WRITTEN REQUEST ▸ Using the records provided below, locate and copy each line that contains the word "this".

TASK INPUT ▸
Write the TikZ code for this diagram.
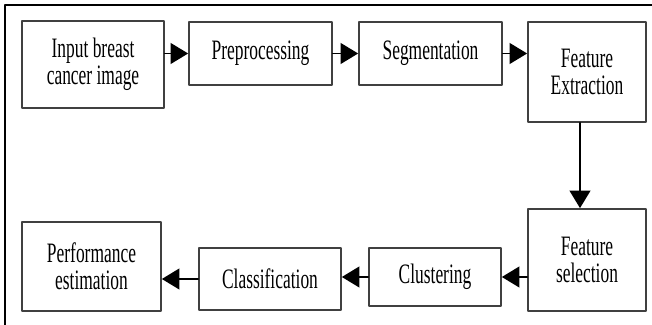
\documentclass[tikz,border=0pt]{standalone}
\usepackage{fontspec}
\setmainfont{Liberation Serif}[FakeStretch=0.62]
\usepackage{xcolor}
\usepackage{tikz}
\usetikzlibrary{arrows.meta}
\tikzset{
	blk/.style={draw=black!75,line width=1.2pt,rectangle,inner sep=0pt,align=center,font=\fontsize{20}{19.2}\selectfont},
	flow/.style={line width=1.4pt,-{Triangle[length=0.44cm,width=0.52cm]}}
}

\begin{document}
\begin{tikzpicture}[line cap=round,line join=round,x=1.0cm,y=1.0cm]
		\clip(0,0) rectangle (16.3,8.125);
		\draw [line width=1.5pt] (0.125,-0.5)-- (0.125,8.0)-- (16.8,8.0);
		% upper row
		\node[blk,minimum width=3.55cm,minimum height=2.175cm] (inp) at (2.325,6.5125) {Input breast\\cancer image};
		\node[blk,minimum width=3.575cm,minimum height=1.575cm] (pre) at (6.5125,6.7875) {Preprocessing};
		\node[blk,minimum width=3.575cm,minimum height=1.575cm] (seg) at (10.7625,6.7875) {Segmentation};
		\node[blk,minimum width=2.95cm,minimum height=2.5cm] (fex) at (14.675,6.325) {Feature\\Extraction};
		% lower row
		\node[blk,minimum width=2.95cm,minimum height=2.55cm] (fsel) at (14.675,1.625) {Feature\\selection};
		\node[blk,minimum width=3.3cm,minimum height=1.45cm] (clu) at (10.875,1.2) {Clustering};
		\node[blk,minimum width=3.55cm,minimum height=1.55cm] (cla) at (6.75,1.15) {Classification};
		\node[blk,minimum width=3.475cm,minimum height=2.225cm] (per) at (2.2875,1.4625) {Performance\\estimation};
		% connectors
		\draw [flow] (inp.east |- pre.west)-- (pre.west);
		\draw [flow] (pre.east)-- (seg.west);
		\draw [flow] (seg.east)-- (seg.east -| fex.west);
		\draw [flow] ([xshift=-0.175cm]fex.south)-- ([xshift=-0.175cm]fsel.north);
		\draw [flow] (fsel.west |- clu.east)-- (clu.east);
		\draw [flow] (clu.west)-- (clu.west -| cla.east);
		\draw [flow] (cla.west)-- (cla.west -| per.east);
	\end{tikzpicture}
\end{document}
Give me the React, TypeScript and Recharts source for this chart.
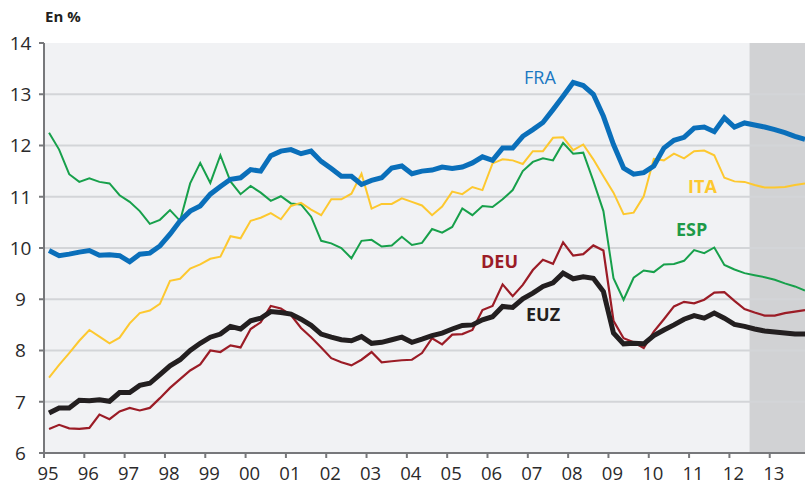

CORRECT OUTPUT ▸
Write the TikZ code for this diagram.
Give me the React, TypeScript and Recharts source for this chart.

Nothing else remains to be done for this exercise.